With home field already wrapped up throughout the postseason, the 97-65 Red Sox could spend the final day of the season on their terms, preparing in the ways they wanted.
"We are right where we need to be," said David Ortiz. "We just finished well in the first ride, know what I'm saying? You just want to make sure that you're in the playoffs. Now, it's all about surviving."
The Red Sox will have to wait until Wednesday to learn who they are playing in the ALDS.
The Rangers and Rays will have a one-game playoff in Texas on Monday to determine who the second Wild Card team is in the AL. The winner of that game will play Terry Francona's Indians in Cleveland on Wednesday for the right to come to Boston.
One player Sunday was more important to than others was Jacoby Ellsbury, who was starting just his third game since returning from a compression fracture in his right foot.
Ellsbury demonstrated his health by leading off the game with a home run to right.
It was Ellsbury's third leadoff homer this season, and 10th of his career, passing Dom DiMaggio and Tommy Harper for the club record.
"I played three of the last four and I'm definitely now excited to go ahead to the postseason," said Ellsbury. "I mean, I'm ready to play."
Then there was Quintin Berry, who had a strong performance in his final audition to win a roster spot in the ALDS. Berry belted a two-run homer in the second and went 2-for-4.
"He's a confident player," said manager John Farrell. "And today in the only start that he's gotten all season for us since being acquired, he plays with a lot of confidence, particularly on the basepaths. There's no hesitation on his part. And in the role we acquired him for, that's going to be key going forward, if those situations arise."
From the mound, the Red Sox turned into a collaborative effort, as Farrell decided to rest John Lackey and give No. 3 prospect Allen Webster an abbreviated start.
The right-hander took the opportunity and ran with it, firing three shutout innings, allowing no hits and three walks while striking out two.
"It was good to see Webby come out and settle down after a rocky beginning of the first inning. He threw the ball very well," said Farrell.
It was not a very impressive day for lefty Felix Doubront, who would have to pitch out of the bullpen if he is on the postseason roster.
Doubront gave up five hits and five runs over 1 1/3 innings, walking three and striking out two. The lefty admits that transitioning back to the bullpen isn't easy for him.

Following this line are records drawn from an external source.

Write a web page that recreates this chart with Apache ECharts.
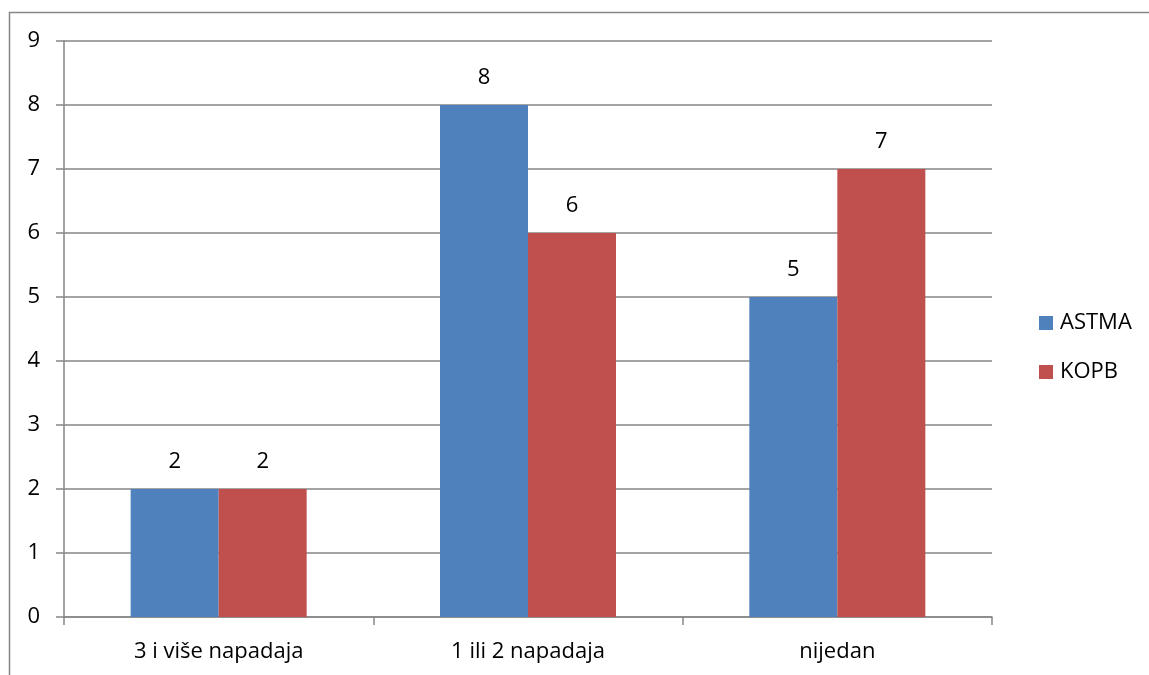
<!DOCTYPE html>
<html><head><meta charset="utf-8">
<script src="https://cdn.jsdelivr.net/npm/echarts@6/dist/echarts.min.js"></script>
<style>html,body{margin:0;padding:0;background:#fff}#c{width:1149px;height:675px}</style>
</head><body><div id="c"></div>
<script>
const categories = ['3 i više napadaja', '1 ili 2 napadaja', 'nijedan'];
const astma = [2, 8, 5];
const kopb = [2, 6, 7];
const yTicks = [0, 9, 1];
const font = 'Open Sans';
const fs = 22;
const chart = echarts.init(document.getElementById('c'), null, {renderer: 'canvas'});
const lbl = {show: true, position: 'top', distance: 16, color: '#000', fontSize: fs, fontFamily: font};
chart.setOption({
  animation: false,
  graphic: [{type: 'rect', shape: {x: 9.5, y: 12.5, width: 1200, height: 700}, style: {fill: 'none', stroke: '#868686', lineWidth: 1.5}}],
  grid: {left: 64, right: 157, top: 41, bottom: 58},
  legend: {
    orient: 'vertical', left: 1034, top: 307, itemWidth: 14, itemHeight: 14, itemGap: 27, icon: 'rect',
    textStyle: {fontSize: fs, lineHeight: 22, fontFamily: font, color: '#000', padding: [0, 0, 0, 2]},
    data: ['ASTMA', 'KOPB']
  },
  xAxis: {
    type: 'category', data: categories,
    axisLine: {lineStyle: {color: '#868686', width: 1.5}},
    axisTick: {show: true, length: 8, lineStyle: {color: '#868686', width: 1.5}},
    axisLabel: {color: '#000', fontSize: fs, fontFamily: font, margin: 24}
  },
  yAxis: {
    type: 'value', min: yTicks[0], max: yTicks[1], interval: yTicks[2],
    axisLine: {show: true, lineStyle: {color: '#868686', width: 1.5}},
    axisTick: {show: true, length: 8, lineStyle: {color: '#868686', width: 1.5}},
    splitLine: {lineStyle: {color: '#868686', width: 1.5}},
    axisLabel: {color: '#000', fontSize: fs, fontFamily: font, margin: 24}
  },
  series: [
    {name: 'ASTMA', type: 'bar', data: astma, barWidth: 88, barGap: '0%', itemStyle: {color: '#4F81BD'}, label: lbl},
    {name: 'KOPB', type: 'bar', data: kopb, barWidth: 88, barGap: '0%', itemStyle: {color: '#C0504D'}, label: lbl}
  ]
});
</script></body></html>
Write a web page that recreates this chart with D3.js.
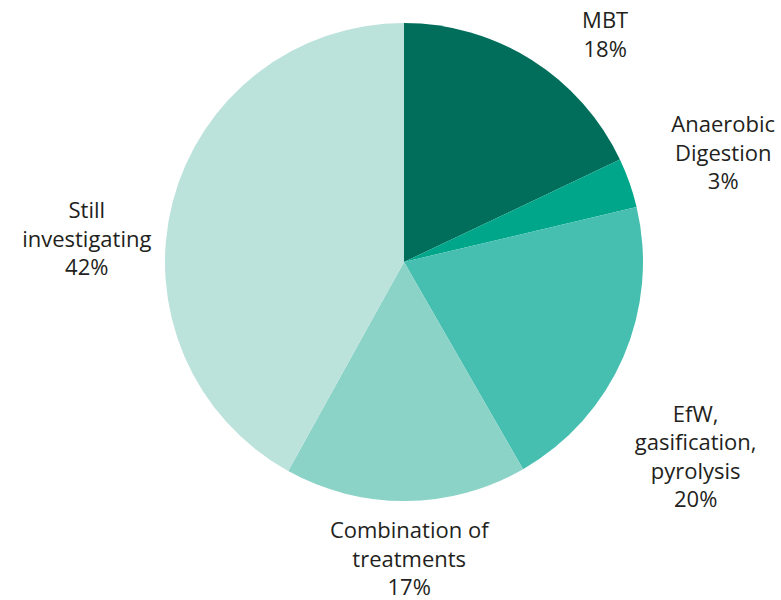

"A little bit different," Doubront said. "It's not the same. I don't know. It's different. I haven't done that for a long time. The first inning was pretty good, but the second inning, I don't know. I think the ball was coming out of my hand really good. Bloopers, walks. I felt good."
Ryan Dempster, another rotation member who has transitioned to relief late in the season, seems primed to help Boston in October. The righty turned in two-thirds scoreless innings to turn in his third straight clean outing since going to the 'pen.
Mainstay relievers Craig Breslow and Koji Uehara got their final tune-ups in, each throwing a scoreless inning.
Farrell will give the entire team the day off on Monday. Everyone will reconvene at Fenway for workouts Tuesday-Thursday, and then comes the fun part.
"We're in a good situation, in good shape and everybody's healthy," said Ortiz. "Like everybody knows, the playoffs are ride-or-die, so you've got to bring your A-game every day."
The Red Sox did a pretty good job of that during the regular season, posting their best record since 2004 and tying the Cardinals for the best record in the Majors.
"You know, I think everybody in our organization is proud of the team that's been assembled here, the way they've represented not only Boston, but certainly the Red Sox," said Farrell. "There's been a lot of individual moments inside this season, but the characteristic of this team is one that's relentless. They don't give anything away. It's been a very fun bunch to be with."